I guess I'm struggling here a bit too because I think of how many times I would have been the manual version of this, where I would show information like this to a client's technical team, and I had to absolutely spoon feed them on how to remedy. I remember a team that was supposed to be crack guys from a vendor, an app team, etc who had been working on a problem for months that I fixed in a matter of hours because they just didn't understand what the line in the log meant. So it isn't clear to me how your product is actually creating better visibility + interpretation of the problem toward a solution.
In the ten or so years I did that kind of work, what really stood out to me was that the seemingly obvious tech issues were not obvious because of a lack of education / experience /training on the part of the client personnel, but more often than not the real problems were much much larger architectural issues way beyond just the message in the log. Those are much harder to both identify and correct, but products like yours and the ones you integrate with are almost just a band-aid on the problem.
So, take that for what it's worth - again, good work trying to improve the state of the art in this area.
by kordlessagainon 6/17/2022, 8:10:30 PM
Having worked on a machine learning time series document search solution for the last 2 years, I know exactly why the cost of this is so high. Running logs through a model must be VERY expensive.
I had a good friend at Splunk who passed a few years ago. He was working on something similar, well before we had decent models. His anomaly detection used differences in regular expression patterns to detect "strange things". I guess that's why he carried the title "Chief Mind".
I'm excited where ML and time series data is going.
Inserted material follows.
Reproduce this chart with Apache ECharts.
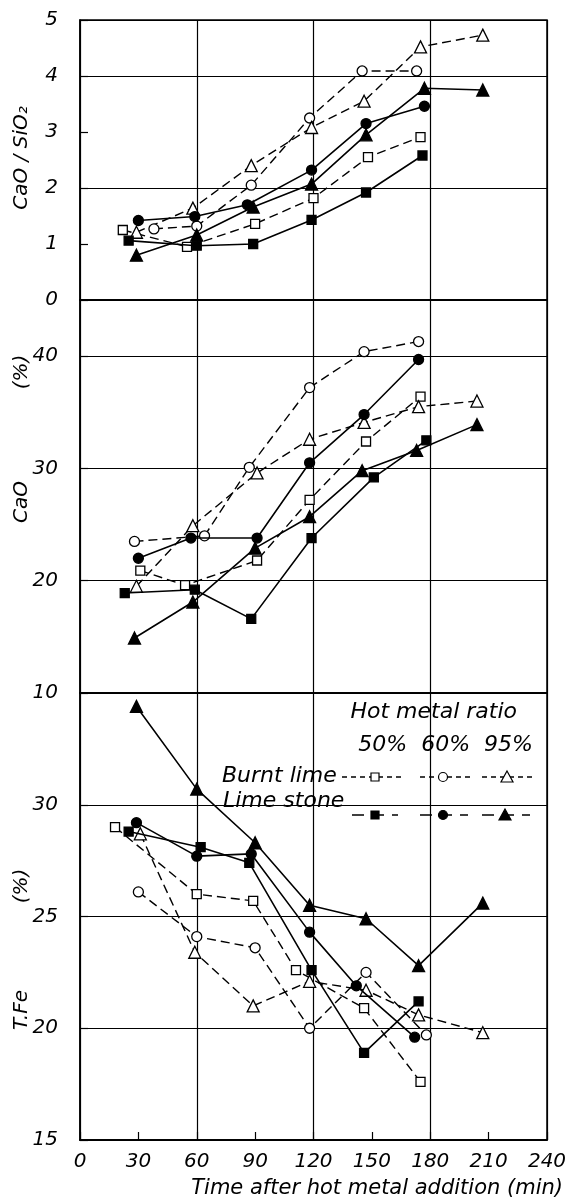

It's going to be interesting!
by treison 6/17/2022, 5:30:05 PM
> Here's a 2 minute demo of what it looks like: https://youtu.be/t83Egs5l8ok.
The problem with this demo is that it uses something that's 100% broken due to something that happened immediately before the failure. That's not hard to debug and I don't really see value there.
The scenarios that could use this sort of tool are things like someone turning on a flag that breaks 1% of a specific end point but only 0.1% of overall requests. So something sub-alert level and with not nearly an immediately obvious cause & effect. If you can detect something like that without generating a ton of noise and give a hint to root cause then that'd be something killer.
It's a cool idea and I can see the value. We've had scenarios like the one I mentioned (and worse) go undetected because of the noise Sentry generates. If you can solve that then you've really got something.
by randombits0on 6/17/2022, 8:57:25 PM
If rnd() > .5 printf(“it’s DNS!”)
by throwaway81523on 6/17/2022, 9:51:22 PM
95.8% of the time it's kind of obvious what happened, at least with reasonable monitoring. Digging through logs is for the other 4.2% of the time. Having done that kind of thing more than once, I don't see ML as being helpful. You often end up writing scripts to search for specific combnations of events, that are only identifiable after the incident has happened.
by Huntseckeron 6/17/2022, 9:59:02 PM
do you not take volume of logs into consideration for pricing then ?